# New rules for food.



## readytogo (Apr 6, 2013)

http://www.fda.gov/ForConsumers/ConsumerUpdates/ucm362462.htm

by American or frozen if out of season here to avoid illness.


----------



## OldCootHillbilly (Jul 9, 2010)

It sounds good, but all be paper work. Easy ta just sign off on it. They ain't got any real recourse gainst them folk grown food in other countries. Ifin one "company" gets in trouble fer sendin bad stuff they'll just change the name an keep right on doin it. Best thin ta do be grow our own at home, er buy from local folk.
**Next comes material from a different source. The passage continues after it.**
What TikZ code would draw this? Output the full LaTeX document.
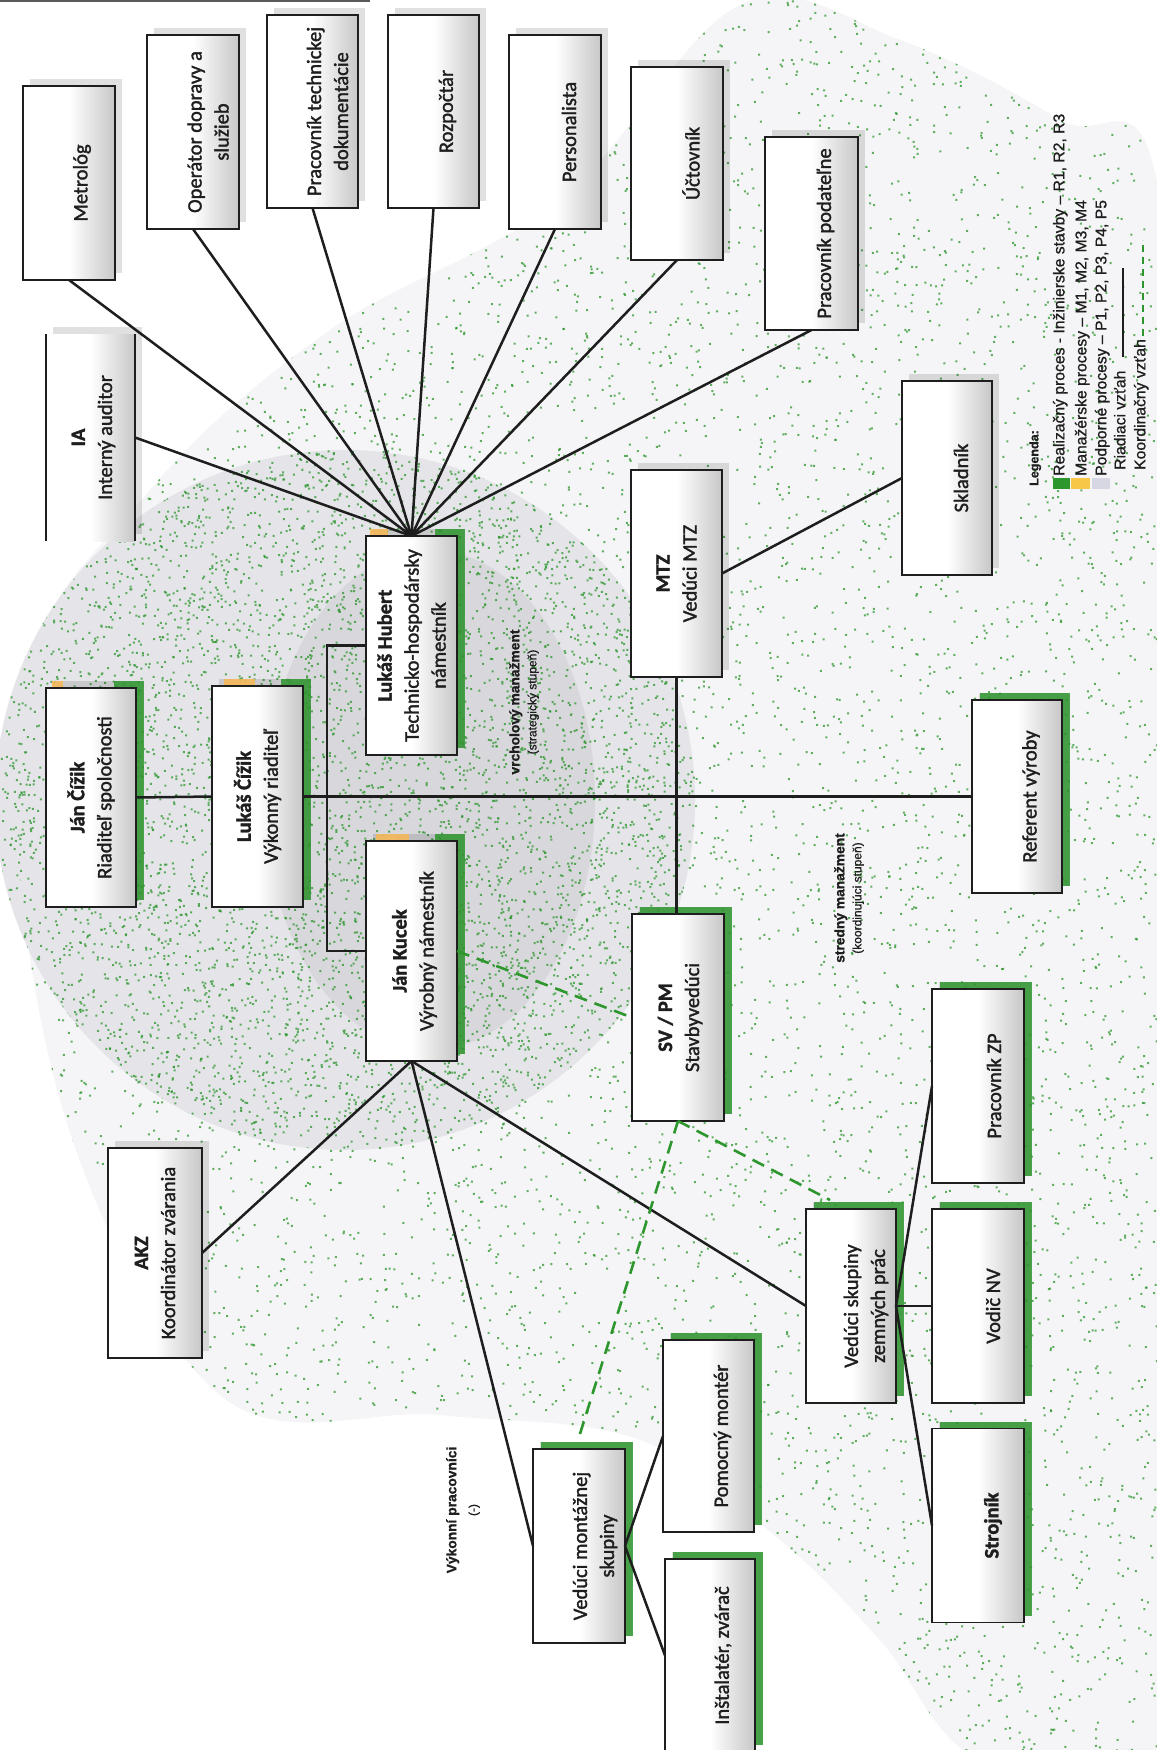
\documentclass[tikz,border=0pt]{standalone}
\usepackage{fontspec}
\setmainfont{Carlito}[FakeBold=1.6]
\newfontfamily\legfont{Liberation Sans}[FakeBold=1.0]
\usetikzlibrary{calc}
\pgfdeclarelayer{back}
\pgfdeclarelayer{shad}
\pgfsetlayers{back,shad,main}
\definecolor{grn}{RGB}{45,150,45}
\definecolor{org}{RGB}{245,185,90}
\definecolor{bgA}{RGB}{245,245,247}
\definecolor{bgB}{RGB}{229,229,233}
\definecolor{bgC}{RGB}{216,216,220}
\definecolor{ink}{RGB}{30,30,30}
\definecolor{lav}{RGB}{215,215,228}
\tikzset{
 obox/.style={rectangle, draw=ink, line width=1.7pt, left color=white, right color=black!22, middle color=white, inner sep=0pt, outer sep=0pt},
 otext/.style={rotate=90, align=center, inner sep=0pt, text=ink, font=\fontsize{20.5}{27}\selectfont},
 conn/.style={draw=ink, line width=2.5pt},
 coordl/.style={draw=grn, line width=2.6pt, dash pattern=on 13pt off 8pt},
 gshad/.style={fill=grn, opacity=0.85},
 pshad/.style={fill=black, opacity=0.12},
 lgd/.style={rotate=90, anchor=mid west, inner sep=0pt, text=ink, font=\legfont\fontsize{15.7}{18}\selectfont},
 lvl/.style={rotate=90, align=center, inner sep=0pt, text=ink, font=\legfont\fontsize{13.8}{17}\selectfont},
 spk/.style={fill=grn, opacity=0.75},
}
\newcommand\ShGray[1]{\fill[pshad] ($(#1.south west)+(7,-7)$) rectangle ($(#1.north east)+(7,-7)$);}
\newcommand\ShGreen[1]{\fill[gshad] ($(#1.south west)+(8,-7)$) rectangle ($(#1.north east)+(8,-7)$);}
\newcommand\ShHead[3]{\fill[gshad] ($(#1.south east)+(-22,-7)$) rectangle ($(#1.north east)+(8,-7)$);
 \fill[org, opacity=0.9] ($(#1.north west)+(#2,0)$) rectangle ($(#1.north west)+(#3,-7)$);}
\newcommand\OuterBlob{plot[smooth cycle, tension=0.6] coordinates {(20,700) (150,490) (330,330) (560,200) (740,5) (900,40) (1060,120) (1160,200) (1175,900) (1160,1760) (980,1760) (880,1640) (780,1540) (640,1440) (440,1415) (220,1395) (60,1100)}}
\begin{document}
\begin{tikzpicture}[x=1pt,y=-1pt]
\useasboundingbox (0,0) rectangle (1156,1750);

% ---------- boxes ----------
\node[obox, minimum width=92pt, minimum height=194pt] (metro) at (69,183) {};
\node[otext] (metroT) at ([xshift=13pt]metro.center) {Metrológ};
\node[obox, minimum width=92pt, minimum height=194pt] (oper) at (193,132) {};
\node[otext] (operT) at ([xshift=15pt]oper.center) {Operátor dopravy a\\služieb};
\node[obox, minimum width=91pt, minimum height=193pt] (ptd) at (312.5,111.5) {};
\node[otext] (ptdT) at ([xshift=15pt]ptd.center) {Pracovník technickej\\dokumentácie};
\node[obox, minimum width=91pt, minimum height=193pt] (rozp) at (433.5,111.5) {};
\node[otext] (rozpT) at ([xshift=14pt]rozp.center) {Rozpočtár};
\node[obox, minimum width=92pt, minimum height=194pt] (pers) at (555,132) {};
\node[otext] (persT) at ([xshift=14pt]pers.center) {Personalista};
\node[obox, minimum width=92pt, minimum height=193pt] (ucto) at (677,163.5) {};
\node[otext] (uctoT) at ([xshift=14pt]ucto.center) {Účtovník};
\node[obox, minimum width=93pt, minimum height=193pt] (podat) at (811.5,233.5) {};
\node[otext] (podatT) at ([xshift=14pt]podat.center) {Pracovník podateľne};
\node[obox, minimum width=90pt, minimum height=194pt] (sklad) at (947,478) {};
\node[otext] (skladT) at ([xshift=14pt]sklad.center) {Skladník};

\node[obox, draw=none, minimum width=89pt, minimum height=207pt] (ia) at (90.5,437.5) {};
\node[otext] (iaT) at ([xshift=3pt]ia.center) {\textbf{IA}\\Interný auditor};

\node[obox, minimum width=90pt, minimum height=219pt] (jan) at (91,797.5) {};
\node[otext] (janT) at (jan.center) {\textbf{Ján Čížik}\\Riaditeľ spoločnosti};
\node[obox, minimum width=91pt, minimum height=221pt] (lukas) at (257.5,796.5) {};
\node[otext] (lukasT) at (lukas.center) {\textbf{Lukáš Čížik}\\Výkonný riaditeľ};
\node[obox, minimum width=91pt, minimum height=219pt] (hubert) at (411.5,645.5) {};
\node[otext] (hubertT) at (hubert.center) {\textbf{Lukáš Hubert}\\Technicko-hospodársky\\námestník};
\node[obox, minimum width=91pt, minimum height=220pt] (kucek) at (411.5,951) {};
\node[otext] (kucekT) at ([xshift=3pt]kucek.center) {\textbf{Ján Kucek}\\Výrobný námestník};
\node[obox, minimum width=91pt, minimum height=207pt] (mtz) at (676.5,573.5) {};
\node[otext] (mtzT) at (mtz.center) {\textbf{MTZ}\\Vedúci MTZ};
\node[obox, minimum width=92pt, minimum height=207pt] (svpm) at (678,1017.5) {};
\node[otext] (svpmT) at ([xshift=2pt]svpm.center) {\textbf{SV / PM}\\Stavbyvedúci};
\node[obox, minimum width=90pt, minimum height=193pt] (ref) at (1017,796.5) {};
\node[otext] (refT) at ([xshift=14pt]ref.center) {Referent výroby};
\node[obox, minimum width=94pt, minimum height=210pt] (akz) at (155,1253) {};
\node[otext] (akzT) at (akz.center) {\textbf{AKZ}\\Koordinátor zvárania};

\node[obox, minimum width=92pt, minimum height=194pt] (pzp) at (978,1086) {};
\node[otext] (pzpT) at ([xshift=16pt]pzp.center) {Pracovník ZP};
\node[obox, minimum width=92pt, minimum height=194pt] (vnv) at (978,1306) {};
\node[otext] (vnvT) at ([xshift=15pt]vnv.center) {Vodič NV};
\node[obox, minimum width=92pt, minimum height=194pt] (stroj) at (978,1525.5) {};
\node[otext] (strojT) at ([xshift=15pt]stroj.center) {\textbf{Strojník}};
\node[obox, minimum width=90pt, minimum height=194pt] (vszp) at (851,1306) {};
\node[otext] (vszpT) at ([xshift=15pt]vszp.center) {Vedúci skupiny\\zemných prác};
\node[obox, minimum width=91pt, minimum height=192pt] (pomoc) at (708.5,1436) {};
\node[otext] (pomocT) at ([xshift=14pt]pomoc.center) {Pomocný montér};
\node[obox, minimum width=90pt, minimum height=193pt] (instal) at (710,1655.5) {};
\node[otext] (instalT) at ([xshift=13pt]instal.center) {Inštalatér, zvárač};
\node[obox, minimum width=92pt, minimum height=194pt] (vms) at (579,1546) {};
\node[otext] (vmsT) at ([xshift=16pt]vms.center) {Vedúci montážnej\\skupiny};

% IA sides only
\draw[ink, line width=1.7pt] (ia.north west) -- (ia.south west);
\draw[ink, line width=2pt] (ia.north east) -- (ia.south east);

% ---------- level labels ----------
\node[lvl] (lvl1) at (524,702) {\textbf{vrcholový manažment}\\{\fontsize{12}{14}\selectfont (strategický stupeň)}};
\node[lvl] (lvl2) at (849,898) {\textbf{stredný manažment}\\{\fontsize{12}{14}\selectfont (koordinujúci stupeň)}};
\node[lvl, font=\legfont\fontsize{13.8}{21}\selectfont] (lvl3) at (463,1510) {\textbf{Výkonní pracovníci}\\{\fontsize{12}{14}\selectfont (-)}};

% ---------- connectors ----------
\foreach \s in {metro,oper,ptd,rozp,pers,ucto,podat}
  \draw[conn] (\s.south) -- (hubert.north);
\draw[conn] (ia.east) -- (hubert.north);
\draw[conn] (mtz.east) -- (sklad.west);
\draw[conn] (jan.east) -- (lukas.west);
\draw[conn] (lukas.east) -- (ref.west);
\coordinate (brk) at (327,796.5);
\draw[conn] (hubert.west) -| (brk) |- (kucek.west);
\draw[conn] (mtz.south) -- (mtz.south |- svpm.north);
\draw[conn] (kucek.south) -- (akz.east);
\draw[conn] (kucek.south) -- (vms.west);
\draw[conn] (kucek.south) -- (vszp.west);
\draw[conn] (vszp.east) -- (pzp.west);
\draw[conn] (vszp.east) -- (vnv.west);
\draw[conn] (vszp.east) -- (stroj.west);
\draw[conn] (vms.east) -- (pomoc.west);
\draw[conn] (vms.east) -- (instal.west);
\draw[coordl] (kucek.east) -- (svpm.west);
\draw[coordl] (svpm.south) -- ([xshift=-21pt,yshift=9pt]vszp.north);
\draw[coordl] (svpm.south) -- ([yshift=12pt]vms.north);

% ---------- legend ----------
\node[lgd, font=\legfont\bfseries\fontsize{12.5}{15}\selectfont] (leg0) at (1036,486) {Legenda:};
\node[lgd] (leg1) at (1062,476) {Realizačný proces - Inžinierske stavby – R1, R2, R3};
\node[lgd] (leg2) at (1084,476) {Manažérske procesy – M1, M2, M3, M4};
\node[lgd] (leg3) at (1104,476) {Podporné procesy – P1, P2, P3, P4, P5};
\node[lgd] (leg4) at (1123,470) {Riadiaci vzťah};
\node[lgd] (leg5) at (1143,470) {Koordinačný vzťah};
\fill[grn] (1053,478) rectangle (1070,489);
\fill[org!80!yellow] (1071,478) rectangle (1090,489);
\fill[lav] (1092,478) rectangle (1110,489);
\coordinate (l4a) at (1123,357); \coordinate (l4b) at (1123,268);
\draw[ink, line width=1.3pt] (l4a) -- (l4b);
\coordinate (l5a) at (1143,336); \coordinate (l5b) at (1143,240);
\draw[grn, line width=2.2pt, dash pattern=on 7pt off 5pt] (l5a) -- (l5b);

% ---------- shadows ----------
\begin{pgfonlayer}{shad}
\foreach \b in {metro,oper,ptd,rozp,pers,ucto,podat,sklad,ia,jan,lukas,hubert,kucek,mtz,svpm,ref,akz,pzp,vnv,stroj,vszp,pomoc,instal,vms}
  {\ShGray{\b}}
\foreach \b in {svpm,ref,pzp,vnv,stroj,vszp,pomoc,instal,vms}
  {\ShGreen{\b}}
\ShHead{jan}{6}{17}
\ShHead{lukas}{12}{43}
\ShHead{hubert}{4}{22}
\ShHead{kucek}{10}{43}
\end{pgfonlayer}

% ---------- background ----------
\begin{pgfonlayer}{back}
\fill[white] (0,0) rectangle (1156,1750);
\fill[bgA] \OuterBlob;
\fill[bgB] (345,800) circle[radius=350];
\fill[bgC] (430,800) ellipse[x radius=165, y radius=250];
\pgfmathsetseed{7}
\begin{scope}
\clip \OuterBlob;
\foreach \j in {1,...,30}
  {\fill[spk] \foreach \i in {1,...,300} { ({rnd*1156},{rnd*1750}) rectangle ++(2,2) };}
\end{scope}
\begin{scope}
\clip (345,800) circle[radius=350];
\foreach \j in {1,...,18}
  {\fill[spk] \foreach \i in {1,...,300} { ({rnd*700},{450+rnd*700}) rectangle ++(2,2) };}
\end{scope}
\draw[black!65, line width=1.5pt] (0,1) -- (370,1);
\end{pgfonlayer}
\end{tikzpicture}
\end{document}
There ain't no concience with folk nowadays, all about makin money. Greed has done more ta ruin our food chain then pertnear anythin else. Be nice ifin it works, but I don't hold out much hope fer it.


----------



## tsrwivey (Dec 31, 2010)

Food Safety Modernization Act signed by Obama? What's not to love? All of his big ideas seem to be the opposite of what he names them, do nothing but make things worse, & cost me money. I'm guessing this will put us back 100 years to eating only what's grown here & when it's in season, prices will skyrocket, & we'll have even more government workers creating more red tape.


----------



## GrinnanBarrett (Aug 31, 2012)

It makes a home garden sound pretty good doesn't it? It also point out the peril we face from our own food chain. It would not take much to do real harm to our food sources if you were an enemy of the US. GB


----------



## crabapple (Jan 1, 2012)

There has been a world wide food safety inspector in North American food plants for over two years now. Their goal is to make food in store safe no matter where it was grown or packaged.
The Government is riding on the industries coat tail & taking all the credit, as aways.
Many spices,fruits & coffee can not be grown here.


----------